It always feels better to know you’re getting a good deal — especially when you’re financing something as pricey as a car. That’s why it’s smart to get preapproved for your auto loan before you go car shopping.
Getting preapproval means the lender — a bank, credit union or online auto loan provider — has reviewed your information and determined a loan amount and rate you’re likely to receive. Here’s how to get preapproved for a car loan and what to do once you have a good offer.
How to apply
Depending on the lender, you can apply for preapproval online, in person or over the phone. To evaluate your application, lenders generally complete a hard credit check, which will lower your credit score slightly. Based on your credit and income information, the lender might make you a loan offer, including an interest rate, monthly payment, loan amount and loan length.
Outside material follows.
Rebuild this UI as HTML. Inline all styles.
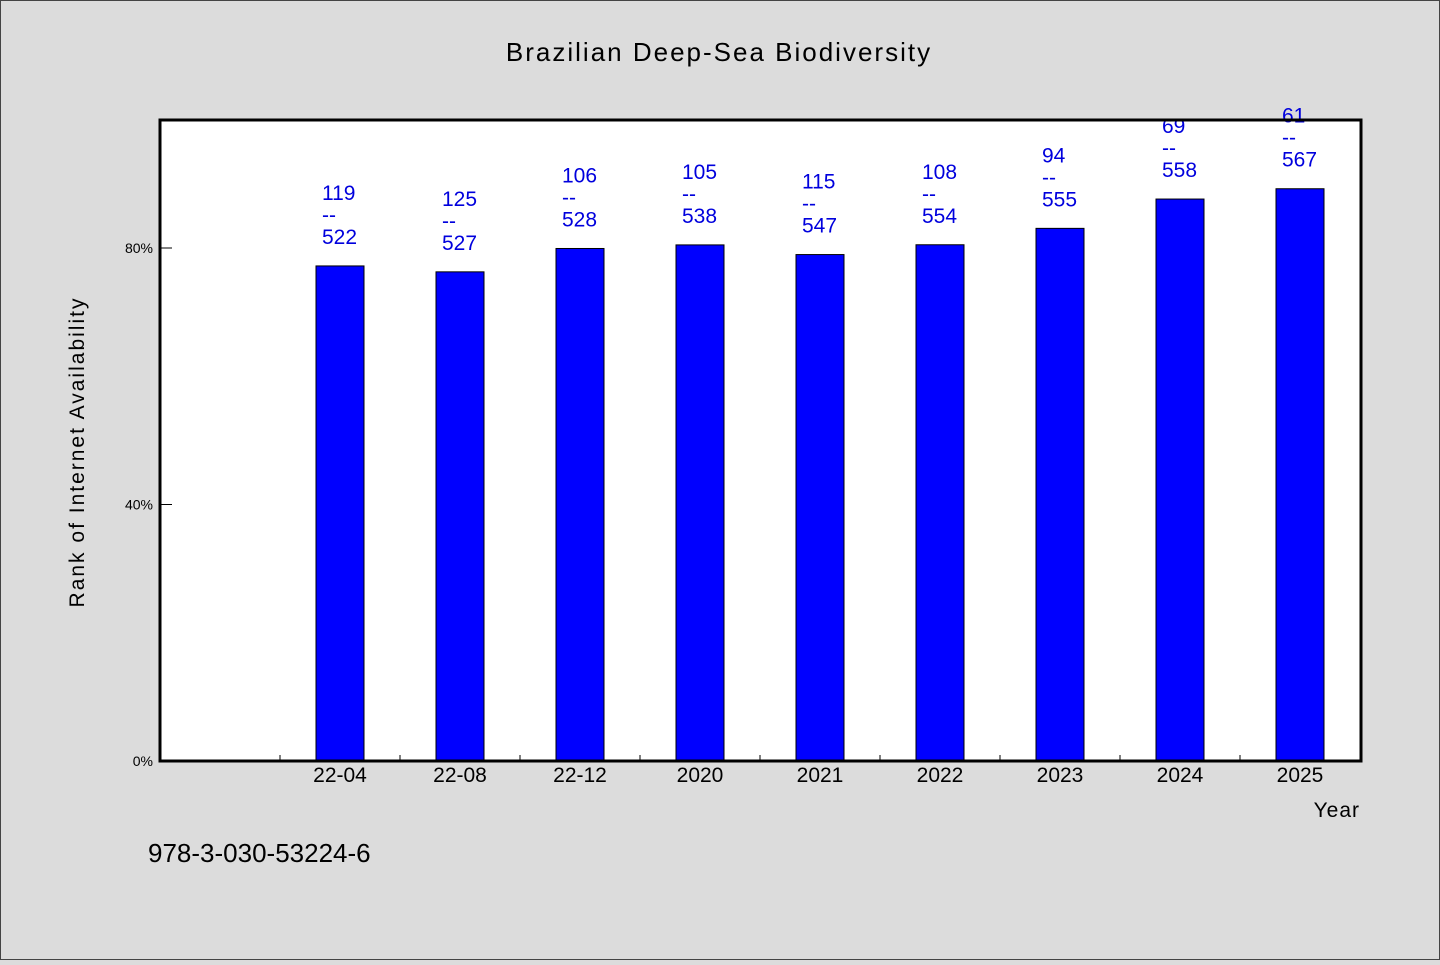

Some lenders also offer pre-qualification. This process generally doesn’t affect your credit score, but the results are less likely to be accurate because the lender hasn’t examined your creditworthiness as closely.
When shopping for the best rate, you don’t have to worry about additional dings to your credit score. Multiple hard inquiries made within a certain period — usually 14, 30 or 45 days — register as only one.
However, if you rate shop, you might be contacted by multiple lenders or dealers. Check lenders’ privacy policies, and if you’re worried about getting overwhelmed by calls and emails, create a new email account and sign up for a free Google Voice phone number that you can use on loan applications.
The offer statement
If you’re preapproved, the lender will provide an offer statement. This can take various forms, such as a:
- Blank check with set credit limit
- Code for online activation
You don’t have to commit to an offer to start shopping, but do bring the offer statement to the dealership. And remember to check your offer for restrictions. The lender might not finance specific car makes and models, or the offer might apply only at certain dealerships.
When you negotiate your car deal, focus on the price and trade-in value first. If the salesperson asks about financing, you can reply, “I’m preapproved and will be paying in cash.” Once you’ve agreed on the price, try not to disclose your preapproved interest rate at least until you’ve heard the dealership’s offer. A dealership might offer 9%, even if it could offer 8%, if you reveal too quickly that you’re currently approved for 10%.
Before you accept a dealership’s lower interest rate, ask about the monthly payment and loan length. You’ll likely want to take dealership financing only if the interest rate is lower and the term is equal to or shorter than the one on your preapproval.
Finalizing your loan
If you go with dealership financing, you can simply forget about your preapproval. You’re not obligated to accept a preapproved offer, and it will eventually expire.
If you do use your preapproved offer, a representative from the dealer might contact the lender to initiate the funding. Otherwise, the dealership will create an “option contract” which states that you are financing with the dealership but have an option of financing with another lender within a set number of days. These contracts are quite common, and as long as your lender sends the money within that time, there’s no problem. Simply provide your lender the contract and vehicle identification number to start the process.
Either way, you’ll drive away with your new ride, confident that you got a good rate on your car loan.
Getting the best loan you can
Comparing offers from banks, credit unions and online lenders ensures you get the lowest interest rate, and walking into a dealership with financing puts you in a much stronger negotiating position. Plus, you’ll have a better chance of finding a good auto loan even if you have less than perfect credit.